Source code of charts
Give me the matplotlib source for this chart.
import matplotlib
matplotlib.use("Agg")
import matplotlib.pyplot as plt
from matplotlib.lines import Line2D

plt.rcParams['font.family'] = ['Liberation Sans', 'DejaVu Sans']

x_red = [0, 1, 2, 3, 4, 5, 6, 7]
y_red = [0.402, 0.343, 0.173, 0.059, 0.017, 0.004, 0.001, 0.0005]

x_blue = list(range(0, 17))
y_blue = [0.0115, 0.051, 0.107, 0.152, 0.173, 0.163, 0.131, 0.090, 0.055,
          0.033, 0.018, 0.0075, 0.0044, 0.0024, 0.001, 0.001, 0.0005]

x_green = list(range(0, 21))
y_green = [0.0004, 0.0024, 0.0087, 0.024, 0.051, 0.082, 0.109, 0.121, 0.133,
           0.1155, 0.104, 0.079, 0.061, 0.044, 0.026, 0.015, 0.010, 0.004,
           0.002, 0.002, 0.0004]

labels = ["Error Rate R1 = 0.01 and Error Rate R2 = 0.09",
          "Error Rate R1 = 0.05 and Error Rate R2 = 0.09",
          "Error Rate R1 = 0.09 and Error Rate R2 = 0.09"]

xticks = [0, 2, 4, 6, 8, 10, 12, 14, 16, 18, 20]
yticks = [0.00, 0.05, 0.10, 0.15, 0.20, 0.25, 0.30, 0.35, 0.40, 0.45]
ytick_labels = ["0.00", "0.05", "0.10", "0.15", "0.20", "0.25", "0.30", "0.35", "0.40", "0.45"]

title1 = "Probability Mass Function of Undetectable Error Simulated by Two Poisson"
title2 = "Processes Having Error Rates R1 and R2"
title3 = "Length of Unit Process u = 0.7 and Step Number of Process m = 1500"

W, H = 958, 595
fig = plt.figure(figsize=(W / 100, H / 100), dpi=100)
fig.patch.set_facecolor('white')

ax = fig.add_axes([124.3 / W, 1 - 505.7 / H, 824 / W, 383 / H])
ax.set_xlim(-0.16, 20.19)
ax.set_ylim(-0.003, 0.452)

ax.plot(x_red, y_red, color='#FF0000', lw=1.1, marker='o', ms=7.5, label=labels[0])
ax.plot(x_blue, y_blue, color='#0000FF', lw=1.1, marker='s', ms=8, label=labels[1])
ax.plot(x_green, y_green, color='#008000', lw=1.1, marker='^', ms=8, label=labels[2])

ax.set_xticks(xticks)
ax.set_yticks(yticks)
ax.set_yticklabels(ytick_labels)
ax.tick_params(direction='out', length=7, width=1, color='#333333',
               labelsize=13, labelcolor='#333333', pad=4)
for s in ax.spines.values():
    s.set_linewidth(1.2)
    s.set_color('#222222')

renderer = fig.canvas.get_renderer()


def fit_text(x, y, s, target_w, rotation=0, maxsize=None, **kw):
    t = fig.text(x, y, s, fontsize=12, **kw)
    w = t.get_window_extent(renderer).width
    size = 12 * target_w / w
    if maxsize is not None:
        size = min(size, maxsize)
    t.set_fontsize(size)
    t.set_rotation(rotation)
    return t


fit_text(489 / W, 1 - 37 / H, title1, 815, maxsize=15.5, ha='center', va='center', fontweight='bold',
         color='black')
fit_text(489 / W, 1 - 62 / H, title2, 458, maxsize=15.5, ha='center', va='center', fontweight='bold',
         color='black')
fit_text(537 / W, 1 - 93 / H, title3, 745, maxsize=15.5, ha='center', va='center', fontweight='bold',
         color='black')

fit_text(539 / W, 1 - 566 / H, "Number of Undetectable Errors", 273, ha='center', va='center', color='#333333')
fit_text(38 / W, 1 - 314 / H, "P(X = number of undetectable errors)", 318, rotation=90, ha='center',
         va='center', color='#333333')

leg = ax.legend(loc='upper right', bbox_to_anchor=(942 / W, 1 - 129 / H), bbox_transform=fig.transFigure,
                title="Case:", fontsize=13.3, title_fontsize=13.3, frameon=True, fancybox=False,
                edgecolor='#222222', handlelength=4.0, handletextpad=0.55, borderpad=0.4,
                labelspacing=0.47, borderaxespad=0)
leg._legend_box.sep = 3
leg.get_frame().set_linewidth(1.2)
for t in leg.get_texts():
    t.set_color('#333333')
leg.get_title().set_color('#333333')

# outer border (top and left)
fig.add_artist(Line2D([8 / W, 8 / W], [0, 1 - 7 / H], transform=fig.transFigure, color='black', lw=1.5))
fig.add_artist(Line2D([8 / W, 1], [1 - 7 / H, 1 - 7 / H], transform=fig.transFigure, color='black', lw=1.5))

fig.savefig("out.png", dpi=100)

---

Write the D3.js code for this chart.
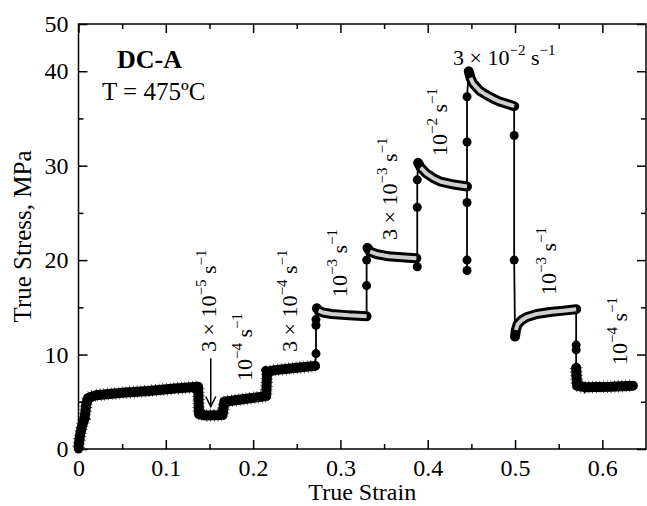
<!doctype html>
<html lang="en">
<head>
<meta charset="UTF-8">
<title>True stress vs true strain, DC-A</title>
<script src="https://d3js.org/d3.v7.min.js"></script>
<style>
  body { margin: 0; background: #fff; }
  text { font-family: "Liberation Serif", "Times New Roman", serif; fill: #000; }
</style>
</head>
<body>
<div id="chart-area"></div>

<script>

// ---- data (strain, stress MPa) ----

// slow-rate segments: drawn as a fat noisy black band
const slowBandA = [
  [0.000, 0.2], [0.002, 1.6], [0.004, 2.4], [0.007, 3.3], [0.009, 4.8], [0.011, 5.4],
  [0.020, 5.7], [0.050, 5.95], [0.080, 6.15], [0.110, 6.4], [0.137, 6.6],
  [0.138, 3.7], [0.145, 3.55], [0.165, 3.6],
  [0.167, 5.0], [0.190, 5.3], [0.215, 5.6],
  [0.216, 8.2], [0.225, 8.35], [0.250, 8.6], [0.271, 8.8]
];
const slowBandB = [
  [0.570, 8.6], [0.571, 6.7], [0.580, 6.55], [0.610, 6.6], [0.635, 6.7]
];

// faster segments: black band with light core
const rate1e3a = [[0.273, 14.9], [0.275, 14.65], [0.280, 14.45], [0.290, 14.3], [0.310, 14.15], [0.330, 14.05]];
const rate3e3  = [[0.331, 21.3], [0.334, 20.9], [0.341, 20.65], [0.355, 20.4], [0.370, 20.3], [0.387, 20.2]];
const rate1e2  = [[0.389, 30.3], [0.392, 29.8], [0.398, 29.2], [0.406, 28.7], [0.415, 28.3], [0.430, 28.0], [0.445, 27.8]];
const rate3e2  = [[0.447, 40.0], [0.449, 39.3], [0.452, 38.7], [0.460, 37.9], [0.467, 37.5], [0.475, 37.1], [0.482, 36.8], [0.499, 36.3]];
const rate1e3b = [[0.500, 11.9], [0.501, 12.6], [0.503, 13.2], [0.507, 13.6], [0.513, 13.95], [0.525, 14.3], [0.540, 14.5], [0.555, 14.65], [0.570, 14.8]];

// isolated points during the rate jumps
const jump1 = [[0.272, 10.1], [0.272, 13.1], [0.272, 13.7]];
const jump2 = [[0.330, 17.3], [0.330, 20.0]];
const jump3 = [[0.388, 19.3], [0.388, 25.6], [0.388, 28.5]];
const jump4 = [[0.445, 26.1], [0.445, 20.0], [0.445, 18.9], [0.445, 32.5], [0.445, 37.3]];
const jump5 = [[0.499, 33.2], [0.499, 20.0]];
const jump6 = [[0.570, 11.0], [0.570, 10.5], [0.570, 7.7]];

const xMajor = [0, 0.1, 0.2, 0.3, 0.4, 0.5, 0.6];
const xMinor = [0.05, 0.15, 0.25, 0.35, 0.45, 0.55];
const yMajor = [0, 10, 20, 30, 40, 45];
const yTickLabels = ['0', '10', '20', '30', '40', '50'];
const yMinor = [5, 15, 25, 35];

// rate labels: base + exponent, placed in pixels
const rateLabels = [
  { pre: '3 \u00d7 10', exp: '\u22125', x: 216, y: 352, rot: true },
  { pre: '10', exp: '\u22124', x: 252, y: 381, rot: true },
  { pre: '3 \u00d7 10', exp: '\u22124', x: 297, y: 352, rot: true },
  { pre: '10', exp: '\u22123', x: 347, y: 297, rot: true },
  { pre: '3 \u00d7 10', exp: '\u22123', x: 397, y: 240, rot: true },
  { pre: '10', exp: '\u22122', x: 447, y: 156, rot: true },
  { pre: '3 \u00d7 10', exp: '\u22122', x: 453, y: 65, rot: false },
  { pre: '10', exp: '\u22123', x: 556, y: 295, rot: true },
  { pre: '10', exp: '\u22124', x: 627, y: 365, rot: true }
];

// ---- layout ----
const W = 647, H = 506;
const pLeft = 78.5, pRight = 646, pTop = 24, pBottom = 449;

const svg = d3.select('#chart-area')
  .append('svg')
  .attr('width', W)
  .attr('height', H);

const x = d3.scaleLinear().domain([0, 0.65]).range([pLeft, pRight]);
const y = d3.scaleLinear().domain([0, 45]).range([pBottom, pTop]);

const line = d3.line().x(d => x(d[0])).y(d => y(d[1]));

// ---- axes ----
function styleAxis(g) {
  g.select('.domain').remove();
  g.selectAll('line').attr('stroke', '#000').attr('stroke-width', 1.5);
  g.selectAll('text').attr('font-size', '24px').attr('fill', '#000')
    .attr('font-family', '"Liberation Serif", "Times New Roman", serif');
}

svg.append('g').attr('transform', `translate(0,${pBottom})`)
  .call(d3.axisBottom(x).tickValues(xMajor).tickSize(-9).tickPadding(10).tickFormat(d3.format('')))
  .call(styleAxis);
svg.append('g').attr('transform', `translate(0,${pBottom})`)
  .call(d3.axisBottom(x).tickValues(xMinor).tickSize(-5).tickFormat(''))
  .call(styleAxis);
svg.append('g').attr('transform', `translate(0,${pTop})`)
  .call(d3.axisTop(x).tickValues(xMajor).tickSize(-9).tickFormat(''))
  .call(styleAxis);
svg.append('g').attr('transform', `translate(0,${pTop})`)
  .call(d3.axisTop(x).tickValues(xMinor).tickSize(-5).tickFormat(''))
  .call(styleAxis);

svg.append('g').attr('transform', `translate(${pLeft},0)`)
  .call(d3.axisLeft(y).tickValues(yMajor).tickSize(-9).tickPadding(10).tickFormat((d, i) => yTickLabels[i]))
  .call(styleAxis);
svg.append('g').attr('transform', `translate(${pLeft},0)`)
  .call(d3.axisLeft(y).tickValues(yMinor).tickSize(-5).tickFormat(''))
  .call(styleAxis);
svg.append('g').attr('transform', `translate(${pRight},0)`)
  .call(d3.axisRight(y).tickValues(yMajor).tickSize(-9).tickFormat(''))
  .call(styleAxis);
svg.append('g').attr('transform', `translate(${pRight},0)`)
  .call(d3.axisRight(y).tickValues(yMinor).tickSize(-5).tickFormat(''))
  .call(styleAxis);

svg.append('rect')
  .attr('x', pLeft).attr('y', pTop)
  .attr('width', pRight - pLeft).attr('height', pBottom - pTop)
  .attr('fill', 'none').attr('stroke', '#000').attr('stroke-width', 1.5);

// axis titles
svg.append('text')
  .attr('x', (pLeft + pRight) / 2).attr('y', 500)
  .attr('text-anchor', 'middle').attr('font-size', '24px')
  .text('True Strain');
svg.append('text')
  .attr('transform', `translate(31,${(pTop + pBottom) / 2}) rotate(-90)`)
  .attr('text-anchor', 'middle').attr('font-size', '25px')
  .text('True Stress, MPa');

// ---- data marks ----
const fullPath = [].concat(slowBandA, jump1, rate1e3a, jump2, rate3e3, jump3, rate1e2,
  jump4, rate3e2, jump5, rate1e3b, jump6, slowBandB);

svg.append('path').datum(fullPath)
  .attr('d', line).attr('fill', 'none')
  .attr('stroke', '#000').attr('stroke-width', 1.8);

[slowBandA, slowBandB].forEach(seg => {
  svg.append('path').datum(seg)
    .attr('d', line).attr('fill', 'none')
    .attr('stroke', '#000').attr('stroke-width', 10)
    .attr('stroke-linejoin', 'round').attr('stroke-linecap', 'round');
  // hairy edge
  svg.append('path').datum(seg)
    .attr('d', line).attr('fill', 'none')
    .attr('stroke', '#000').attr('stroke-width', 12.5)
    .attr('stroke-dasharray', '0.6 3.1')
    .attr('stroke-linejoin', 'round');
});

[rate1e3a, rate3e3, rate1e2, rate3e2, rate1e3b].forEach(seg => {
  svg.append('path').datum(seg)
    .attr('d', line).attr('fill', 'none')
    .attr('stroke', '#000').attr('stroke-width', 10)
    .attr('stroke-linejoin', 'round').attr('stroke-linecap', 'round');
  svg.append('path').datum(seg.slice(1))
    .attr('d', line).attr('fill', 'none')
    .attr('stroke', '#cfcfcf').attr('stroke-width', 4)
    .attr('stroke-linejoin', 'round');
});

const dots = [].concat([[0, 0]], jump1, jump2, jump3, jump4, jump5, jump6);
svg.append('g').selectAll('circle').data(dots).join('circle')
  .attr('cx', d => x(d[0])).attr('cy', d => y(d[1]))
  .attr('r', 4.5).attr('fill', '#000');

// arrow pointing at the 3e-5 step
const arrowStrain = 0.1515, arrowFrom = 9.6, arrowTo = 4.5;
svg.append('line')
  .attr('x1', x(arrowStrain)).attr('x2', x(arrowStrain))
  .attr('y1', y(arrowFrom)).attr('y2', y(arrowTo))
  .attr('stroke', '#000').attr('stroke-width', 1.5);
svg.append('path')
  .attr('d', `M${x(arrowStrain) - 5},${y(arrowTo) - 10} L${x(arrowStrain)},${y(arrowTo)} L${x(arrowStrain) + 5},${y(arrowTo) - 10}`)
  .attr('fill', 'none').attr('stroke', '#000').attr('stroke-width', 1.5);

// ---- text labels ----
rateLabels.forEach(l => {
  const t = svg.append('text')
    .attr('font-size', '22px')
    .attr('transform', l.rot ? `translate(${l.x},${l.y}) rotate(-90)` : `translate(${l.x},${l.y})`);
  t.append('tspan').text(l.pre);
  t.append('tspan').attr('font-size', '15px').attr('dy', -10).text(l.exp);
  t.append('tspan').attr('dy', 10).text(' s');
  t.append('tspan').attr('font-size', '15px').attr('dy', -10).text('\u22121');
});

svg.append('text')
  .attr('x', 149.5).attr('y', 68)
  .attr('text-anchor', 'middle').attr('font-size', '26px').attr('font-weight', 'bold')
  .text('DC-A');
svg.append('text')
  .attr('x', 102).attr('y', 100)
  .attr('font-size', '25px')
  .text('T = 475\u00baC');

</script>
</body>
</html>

_Written task_
Keep the images out of the copy. Repeat word for word only the lines from the one containing "Write the D3.js code for this chart." through the one containing "data (strain, stress", both ends included.

_Reply_
Write the D3.js code for this chart.
<!doctype html>
<html lang="en">
<head>
<meta charset="UTF-8">
<title>True stress vs true strain, DC-A</title>
<script src="https://d3js.org/d3.v7.min.js"></script>
<style>
  body { margin: 0; background: #fff; }
  text { font-family: "Liberation Serif", "Times New Roman", serif; fill: #000; }
</style>
</head>
<body>
<div id="chart-area"></div>

<script>

// ---- data (strain, stress MPa) ----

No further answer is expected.